Even so, an industry already earning what may be regarded as "excessive" rates of return isn't going to find it easy to sell the idea of charges for current accounts, ATMs and transactional banking such as direct debits.
Higher interest rates are already likely to generate a big windfall for banks this year on top of usual profits. Most banks pay next to nothing on their current accounts. Rising interest rates mean they can lend this "free" money for more. According to banking analysts at Credit Suisse, if interest rates were to rise to 5.5 per cent, it would add around £1.5bn to total banking profits this year. Do banks really need to start charging for current accounts on top?
The reason current account charging is once more a debating point - as our front-page story highlights - is because a regulatory crackdown is threatened on other forms of hidden charges, and, in particular, the usurious charges levied on unauthorised overdrafts.
The Office of Fair Trading has already judged such charges to be illegal when applied to credit cards. It may be about to do the same with current-account charges for unauthorised overdrafts, which are a much bigger source of profits to the banks. The consumer lobbying group Which? has estimated that these charges are worth £4.5bn a year to the banks. The City says much less - possibly no more than £1.5bn. But whatever the figure, banks would plainly seek to recoup these profits from elsewhere if there was a crackdown by the OFT.
Phase one would be the introduction of monthly or quarterly charges for the use of a current account. Phase two might be that of charging for direct debits. Then finally, free use of ATMs would disappear too. There is of course plenty of posturing in these threats. The industry is warning regulators not to be too harsh, or suffer the consequences. Yet actually, there is some merit in the bankers' case.
Abolition of the "hidden charges" and their replacement with fully transparent charges which consumers can easily see when they are buying the product would not only be a fairer system, it might also mean that "excessive" retail banking returns would be more easily competed away to normal levels.
In any case, among the banks at least, the dam is breaking.

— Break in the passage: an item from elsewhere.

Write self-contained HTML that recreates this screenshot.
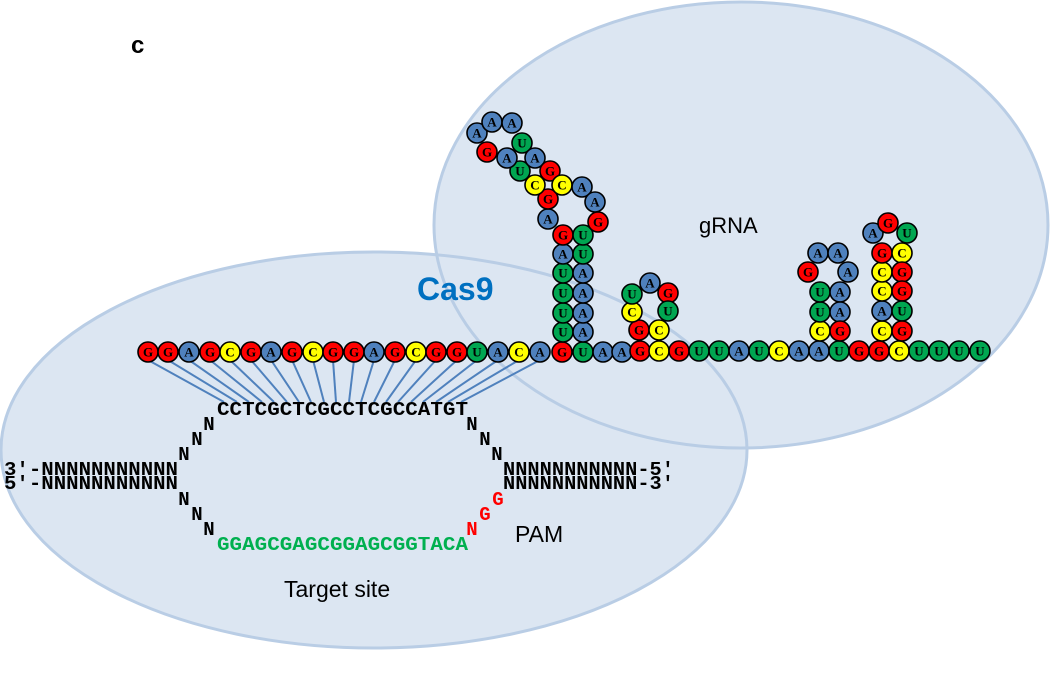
<!DOCTYPE html>
<html><head><meta charset="utf-8"><style>
html,body{margin:0;padding:0;background:#fff;}
svg{display:block;}
.n circle{stroke:#000;stroke-width:1.6;}
.n text{font-family:"Liberation Serif",serif;font-weight:bold;font-size:13px;text-anchor:middle;dominant-baseline:central;fill:#000;}
.R circle{fill:#ff0000}.B circle{fill:#4f81bd}.Gr circle{fill:#00a651}.Y circle{fill:#ffff00}
.m{font-family:"Liberation Mono",monospace;font-weight:bold;font-size:19px;}
.s{font-family:"Liberation Sans",sans-serif;}
</style></head><body>
<svg width="1050" height="685" viewBox="0 0 1050 685" xmlns="http://www.w3.org/2000/svg">
<ellipse cx="374" cy="450" rx="373" ry="198" fill="#dce6f2"/>
<ellipse cx="741" cy="225" rx="307" ry="223" fill="#dce6f2"/>
<ellipse cx="374" cy="450" rx="373" ry="198" fill="none" stroke="#b9cde5" stroke-width="3"/>
<ellipse cx="741" cy="225" rx="307" ry="223" fill="none" stroke="#b9cde5" stroke-width="3"/>

<text x="131" y="53" class="s" font-weight="bold" font-size="24">c</text>
<text x="417" y="300" class="s" font-weight="bold" font-size="32" fill="#0070c0">Cas9</text>
<text x="699" y="233" class="s" font-size="22">gRNA</text>
<text x="284" y="597" class="s" font-size="23">Target site</text>
<text x="515" y="542" class="s" font-size="23">PAM</text>

<g stroke="#4f81bd" stroke-width="2">
<line x1="148" y1="360" x2="224" y2="402"/><line x1="168" y1="360" x2="237" y2="402"/><line x1="189" y1="360" x2="249" y2="402"/><line x1="210" y1="360" x2="262" y2="402"/><line x1="230" y1="360" x2="274" y2="402"/><line x1="251" y1="360" x2="287" y2="402"/><line x1="271" y1="360" x2="299" y2="402"/><line x1="292" y1="360" x2="311" y2="402"/><line x1="313" y1="360" x2="324" y2="402"/><line x1="333" y1="360" x2="336" y2="402"/><line x1="354" y1="360" x2="349" y2="402"/><line x1="374" y1="360" x2="361" y2="402"/><line x1="395" y1="360" x2="374" y2="402"/><line x1="416" y1="360" x2="386" y2="402"/><line x1="436" y1="360" x2="398" y2="402"/><line x1="457" y1="360" x2="411" y2="402"/><line x1="477" y1="360" x2="423" y2="402"/><line x1="498" y1="360" x2="436" y2="402"/><line x1="519" y1="360" x2="448" y2="402"/><line x1="540" y1="360" x2="461" y2="402"/>
</g>

<text class="m" x="217" y="415" textLength="251" lengthAdjust="spacingAndGlyphs">CCTCGCTCGCCTCGCCATGT</text>
<text class="m" x="217" y="550" textLength="251" lengthAdjust="spacingAndGlyphs" fill="#00b050">GGAGCGAGCGGAGCGGTACA</text>
<g class="m" text-anchor="middle">
<text x="209" y="430">N</text><text x="197" y="445">N</text><text x="184" y="460">N</text>
<text x="184" y="505">N</text><text x="197" y="520">N</text><text x="209" y="535">N</text>
<text x="472" y="430">N</text><text x="485" y="445">N</text><text x="497" y="460">N</text>
<text x="498" y="505" fill="#ff0000">G</text><text x="485" y="520" fill="#ff0000">G</text><text x="472" y="535" fill="#ff0000">N</text>
</g>
<text class="m" x="4" y="475" textLength="174" lengthAdjust="spacingAndGlyphs">3′-NNNNNNNNNNN</text>
<text class="m" x="4" y="489" textLength="174" lengthAdjust="spacingAndGlyphs">5′-NNNNNNNNNNN</text>
<text class="m" x="503" y="475" textLength="171" lengthAdjust="spacingAndGlyphs">NNNNNNNNNNN-5′</text>
<text class="m" x="503" y="489" textLength="171" lengthAdjust="spacingAndGlyphs">NNNNNNNNNNN-3′</text>

<!-- main row -->
<g class="n R"><circle cx="148" cy="352" r="10"/><text x="148" y="352">G</text></g>
<g class="n R"><circle cx="168" cy="352" r="10"/><text x="168" y="352">G</text></g>
<g class="n B"><circle cx="189" cy="352" r="10"/><text x="189" y="352">A</text></g>
<g class="n R"><circle cx="210" cy="352" r="10"/><text x="210" y="352">G</text></g>
<g class="n Y"><circle cx="230" cy="352" r="10"/><text x="230" y="352">C</text></g>
<g class="n R"><circle cx="251" cy="352" r="10"/><text x="251" y="352">G</text></g>
<g class="n B"><circle cx="271" cy="352" r="10"/><text x="271" y="352">A</text></g>
<g class="n R"><circle cx="292" cy="352" r="10"/><text x="292" y="352">G</text></g>
<g class="n Y"><circle cx="313" cy="352" r="10"/><text x="313" y="352">C</text></g>
<g class="n R"><circle cx="333" cy="352" r="10"/><text x="333" y="352">G</text></g>
<g class="n R"><circle cx="354" cy="352" r="10"/><text x="354" y="352">G</text></g>
<g class="n B"><circle cx="374" cy="352" r="10"/><text x="374" y="352">A</text></g>
<g class="n R"><circle cx="395" cy="352" r="10"/><text x="395" y="352">G</text></g>
<g class="n Y"><circle cx="416" cy="352" r="10"/><text x="416" y="352">C</text></g>
<g class="n R"><circle cx="436" cy="352" r="10"/><text x="436" y="352">G</text></g>
<g class="n R"><circle cx="457" cy="352" r="10"/><text x="457" y="352">G</text></g>
<g class="n Gr"><circle cx="477" cy="352" r="10"/><text x="477" y="352">U</text></g>
<g class="n B"><circle cx="498" cy="352" r="10"/><text x="498" y="352">A</text></g>
<g class="n Y"><circle cx="519" cy="352" r="10"/><text x="519" y="352">C</text></g>
<g class="n B"><circle cx="540" cy="352" r="10"/><text x="540" y="352">A</text></g>
<g class="n R"><circle cx="562" cy="352" r="10"/><text x="562" y="352">G</text></g>
<g class="n Gr"><circle cx="583" cy="352" r="10"/><text x="583" y="352">U</text></g>
<g class="n B"><circle cx="603" cy="352" r="10"/><text x="603" y="352">A</text></g>
<g class="n B"><circle cx="622" cy="352" r="10"/><text x="622" y="352">A</text></g>
<g class="n R"><circle cx="640" cy="351" r="10"/><text x="640" y="351">G</text></g>
<g class="n Y"><circle cx="659" cy="351" r="10"/><text x="659" y="351">C</text></g>
<g class="n R"><circle cx="679" cy="351" r="10"/><text x="679" y="351">G</text></g>
<g class="n Gr"><circle cx="699" cy="351" r="10"/><text x="699" y="351">U</text></g>
<g class="n Gr"><circle cx="719" cy="351" r="10"/><text x="719" y="351">U</text></g>
<g class="n B"><circle cx="739" cy="351" r="10"/><text x="739" y="351">A</text></g>
<g class="n Gr"><circle cx="759" cy="351" r="10"/><text x="759" y="351">U</text></g>
<g class="n Y"><circle cx="779" cy="351" r="10"/><text x="779" y="351">C</text></g>
<g class="n B"><circle cx="799" cy="351" r="10"/><text x="799" y="351">A</text></g>
<g class="n B"><circle cx="819" cy="351" r="10"/><text x="819" y="351">A</text></g>
<g class="n Gr"><circle cx="839" cy="351" r="10"/><text x="839" y="351">U</text></g>
<g class="n R"><circle cx="859" cy="351" r="10"/><text x="859" y="351">G</text></g>
<g class="n R"><circle cx="879" cy="351" r="10"/><text x="879" y="351">G</text></g>
<g class="n Y"><circle cx="899" cy="351" r="10"/><text x="899" y="351">C</text></g>
<g class="n Gr"><circle cx="919" cy="351" r="10"/><text x="919" y="351">U</text></g>
<g class="n Gr"><circle cx="939" cy="351" r="10"/><text x="939" y="351">U</text></g>
<g class="n Gr"><circle cx="959" cy="351" r="10"/><text x="959" y="351">U</text></g>
<g class="n Gr"><circle cx="980" cy="351" r="10"/><text x="980" y="351">U</text></g>

<!-- stem 1 -->
<g class="n Gr"><circle cx="563" cy="332" r="10"/><text x="563" y="332">U</text></g>
<g class="n Gr"><circle cx="563" cy="313" r="10"/><text x="563" y="313">U</text></g>
<g class="n Gr"><circle cx="563" cy="293" r="10"/><text x="563" y="293">U</text></g>
<g class="n Gr"><circle cx="563" cy="273" r="10"/><text x="563" y="273">U</text></g>
<g class="n B"><circle cx="563" cy="254" r="10"/><text x="563" y="254">A</text></g>
<g class="n R"><circle cx="563" cy="235" r="10"/><text x="563" y="235">G</text></g>
<g class="n B"><circle cx="583" cy="332" r="10"/><text x="583" y="332">A</text></g>
<g class="n B"><circle cx="583" cy="313" r="10"/><text x="583" y="313">A</text></g>
<g class="n B"><circle cx="583" cy="293" r="10"/><text x="583" y="293">A</text></g>
<g class="n B"><circle cx="583" cy="273" r="10"/><text x="583" y="273">A</text></g>
<g class="n Gr"><circle cx="583" cy="254" r="10"/><text x="583" y="254">U</text></g>
<g class="n Gr"><circle cx="583" cy="235" r="10"/><text x="583" y="235">U</text></g>
<g class="n B"><circle cx="548" cy="219" r="10"/><text x="548" y="219">A</text></g>
<g class="n R"><circle cx="548" cy="199" r="10"/><text x="548" y="199">G</text></g>
<g class="n Y"><circle cx="535" cy="185" r="10"/><text x="535" y="185">C</text></g>
<g class="n Gr"><circle cx="520" cy="171" r="10"/><text x="520" y="171">U</text></g>
<g class="n B"><circle cx="507" cy="158" r="10"/><text x="507" y="158">A</text></g>
<g class="n R"><circle cx="487" cy="152" r="10"/><text x="487" y="152">G</text></g>
<g class="n B"><circle cx="477" cy="133" r="10"/><text x="477" y="133">A</text></g>
<g class="n B"><circle cx="492" cy="122" r="10"/><text x="492" y="122">A</text></g>
<g class="n B"><circle cx="512" cy="123" r="10"/><text x="512" y="123">A</text></g>
<g class="n Gr"><circle cx="522" cy="143" r="10"/><text x="522" y="143">U</text></g>
<g class="n B"><circle cx="535" cy="158" r="10"/><text x="535" y="158">A</text></g>
<g class="n R"><circle cx="550" cy="171" r="10"/><text x="550" y="171">G</text></g>
<g class="n Y"><circle cx="562" cy="185" r="10"/><text x="562" y="185">C</text></g>
<g class="n B"><circle cx="582" cy="187" r="10"/><text x="582" y="187">A</text></g>
<g class="n B"><circle cx="595" cy="202" r="10"/><text x="595" y="202">A</text></g>
<g class="n R"><circle cx="598" cy="222" r="10"/><text x="598" y="222">G</text></g>

<!-- stem 2 -->
<g class="n R"><circle cx="639" cy="330" r="10"/><text x="639" y="330">G</text></g>
<g class="n Y"><circle cx="632" cy="312" r="10"/><text x="632" y="312">C</text></g>
<g class="n Gr"><circle cx="632" cy="294" r="10"/><text x="632" y="294">U</text></g>
<g class="n B"><circle cx="650" cy="283" r="10"/><text x="650" y="283">A</text></g>
<g class="n R"><circle cx="668" cy="293" r="10"/><text x="668" y="293">G</text></g>
<g class="n Gr"><circle cx="668" cy="311" r="10"/><text x="668" y="311">U</text></g>
<g class="n Y"><circle cx="659" cy="330" r="10"/><text x="659" y="330">C</text></g>

<!-- stem 3 -->
<g class="n Y"><circle cx="820" cy="331" r="10"/><text x="820" y="331">C</text></g>
<g class="n Gr"><circle cx="820" cy="312" r="10"/><text x="820" y="312">U</text></g>
<g class="n Gr"><circle cx="820" cy="292" r="10"/><text x="820" y="292">U</text></g>
<g class="n R"><circle cx="808" cy="272" r="10"/><text x="808" y="272">G</text></g>
<g class="n B"><circle cx="818" cy="253" r="10"/><text x="818" y="253">A</text></g>
<g class="n B"><circle cx="838" cy="253" r="10"/><text x="838" y="253">A</text></g>
<g class="n B"><circle cx="848" cy="272" r="10"/><text x="848" y="272">A</text></g>
<g class="n B"><circle cx="840" cy="292" r="10"/><text x="840" y="292">A</text></g>
<g class="n B"><circle cx="840" cy="312" r="10"/><text x="840" y="312">A</text></g>
<g class="n R"><circle cx="840" cy="331" r="10"/><text x="840" y="331">G</text></g>

<!-- stem 4 -->
<g class="n Y"><circle cx="882" cy="331" r="10"/><text x="882" y="331">C</text></g>
<g class="n B"><circle cx="882" cy="311" r="10"/><text x="882" y="311">A</text></g>
<g class="n Y"><circle cx="882" cy="291" r="10"/><text x="882" y="291">C</text></g>
<g class="n Y"><circle cx="882" cy="272" r="10"/><text x="882" y="272">C</text></g>
<g class="n R"><circle cx="882" cy="253" r="10"/><text x="882" y="253">G</text></g>
<g class="n B"><circle cx="873" cy="233" r="10"/><text x="873" y="233">A</text></g>
<g class="n R"><circle cx="888" cy="223" r="10"/><text x="888" y="223">G</text></g>
<g class="n Gr"><circle cx="907" cy="233" r="10"/><text x="907" y="233">U</text></g>
<g class="n Y"><circle cx="902" cy="253" r="10"/><text x="902" y="253">C</text></g>
<g class="n R"><circle cx="902" cy="272" r="10"/><text x="902" y="272">G</text></g>
<g class="n R"><circle cx="902" cy="291" r="10"/><text x="902" y="291">G</text></g>
<g class="n Gr"><circle cx="902" cy="311" r="10"/><text x="902" y="311">U</text></g>
<g class="n R"><circle cx="902" cy="331" r="10"/><text x="902" y="331">G</text></g>
</svg>
</body></html>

Nobody wants to be first in imposing current account charges. Yet even Nationwide, which has made huge marketing and political capital out of past pledges to stand by the "free" banking model, now seems to be changing its tune. If the industry moves in that direction, says Graham Beale, chief executive in waiting, then Nationwide will follow.
Might Barclays lead the charge? That's unlikely to be what Mr Varley says today. But it may be only a matter of time.
Pru to rule out sale of UK operation
Few in the City believed that Prudential could ever be persuaded to part with its founding UK business and, as our story on page 36 reports, not to sell is virtually certain to be the outcome of a year-long strategic review when its conclusions are reported with the full-year results on 15 March.
The clue to this outcome was in the news first reported in The Independent a little while back that Prudential had begun looking for a "policyholders' advocate" to adjudicate on the division of the inherited estate between policyholders and shareholders. This would have been a pointless exercise had Pru been planning to sell, as it would not have been allowed to realise any of the surplus capital for alternative purposes if it no longer owned the company.
Even so, the Pru will have to take radical action to justify keeping a business which has been underperforming both the UK industry and the company's own stellar performance in the Far East and America. Egg has already gone. The logical thing might have been to get rid of the rest of the UK business too.
This would have been a mistake, for it would have been only to give away the long tail of personal pensions business now about to start maturing into highly profitable annuities. The problem with the UK operation is that Pru has been trying to operate on too many fronts. Much of the product range has been generating poor or even negative returns - particularly traditional pensions and endowment business. Strip these out, and there is a decent growth business left in there somewhere. Mark Tucker, the chief executive, is unlikely to be sentimental about it.
If the UK business is not for sale, what about the company as a whole? Aviva has already tried and failed. HSBC has said it wants a quarter of its revenues eventually to come from insurance. If it wasn't in such a state itself, Prudential would be the obvious target.
BT taps into Rake's progress
Sur-pri-se. No, not Lord Browne of Madingley, or indeed any of the names that have been associated with the soon-to-become vacant position as chairman of BT Group. Instead, the BT board has opted for Sir Michael Rake, the present international chairman of KPMG. He was on nobody's radar screen, though the spectacle of Sir Michael deep in conversation with Ben Verwaayen, BT's chief executive, at the recent World Economic Forum annual meeting in Davos, should perhaps have given the game away. Accountancy and telecommunications may seem worlds apart, but in fact BT and KPMG have much in common; they are both big, global organisations which sell business services to international companies.
As such, Sir Michael makes a worthy successor to the present incumbent, Sir Christopher Bland. There is scarcely a major business leader in the world he doesn't know. Sir Michael joins a company which has been brilliantly repositioned for the modern world. BT was essentially bust when Sir Christopher took the wheel. The manicured lawn that he leaves behind is something that both the City and Sir Michael have much to be grateful for.